At the same time, I'm very concerned about our youth. When we came we were all in our twenties, we were very young and we had to take up responsibilities. I feel that many of the young people who were born here or came here as children might actually feel quite excluded now. They start their own businesses, they get some self-fulfilment in that way. But I feel this is a great loss to the community.
There are a lot of people, adults as well as young people, who are pretty disillusioned with the process in Auroville and don't offer themselves for community work for that reason. And I can understand that. There's a feeling that now it's all politics, that it's not about serving the community any more. But I believe most of the young people still believe in Auroville and feel it is their home.
Shankar: I would say the youngsters are O.K. These young people are coming back and maybe because of the politics the youth step back but their involvement remains strong. They're ready to step into the community and get into different responsibilities.

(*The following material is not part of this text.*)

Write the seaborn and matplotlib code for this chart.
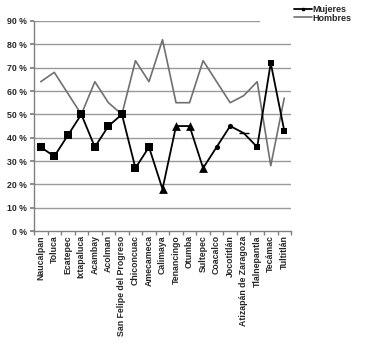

Shraddhavan: But where do all the politics come from? That's really bad for Auroville.
Shankar: Yes, it is a bad idea. A few years ago some of the Tamil Aurovilians formed a group. They wanted to do more for Auroville. That was good. But then it became a political play and they wanted representation on all the main committees.
Shraddhavan: Somehow we have the feeling in Auroville that to get something done we have to form groups. Then groups form against other groups.
Chali: But many people don't want to join groups, particularly Working Committee-type groups, for the same reason they don't want to go to General Meetings. They just see it as the same people saying the same things and nothing actually changing.
Then look at the way we communicate with each other. Sometimes I'm amazed at how little consciousness, how little thought, seems to go into what we say to each other and, more importantly, how we say it. I do think that's changing, though, that there is a much greater awareness of the importance of improving our community interactions, and that there is real effort and progress being made in this direction.
Shraddhavan: But I think there is some evolution in our social habits. For so many years the focus in Auroville had to be on the physical. Then the cultural scene began, there were some vital developments. I think that over the past seven or eight years there's gradually been this switch to a more mental level where we study and try to understand and go into things together. There are all kinds of study groups that are not just on the physical level and not just cultural workshops. I think if we can foster this movement it might cause a breakthrough to something that we could call a collective yoga. At the moment, if there's any collective yoga going on, I think it's unconscious.
Chali: It depends on what you mean by collective yoga. I think most people outside of Auroville associate the term ‘collective yoga' to be like a mass meditation or something, and we don't have those kinds of ‘rituals'. But people wouldn't be here if there wasn't an aspiration for something different, some aspiration for change. And this aspiration for change and the willingness to make it happen is a kind of collective yoga for me.
Shankar: Auroville is also collective karma yoga, there's no doubt about it. Everyone is doing their work.
Shraddhavan: That's really interesting because people really aren't doing it for money. Wherever you go, everybody is working hard and they're doing it because they want to do it.
Chali: And, yes, it's for self-fulfillment, self-development, but at the same time they're giving something to the larger cause; it's for the good of the community in some small or big way.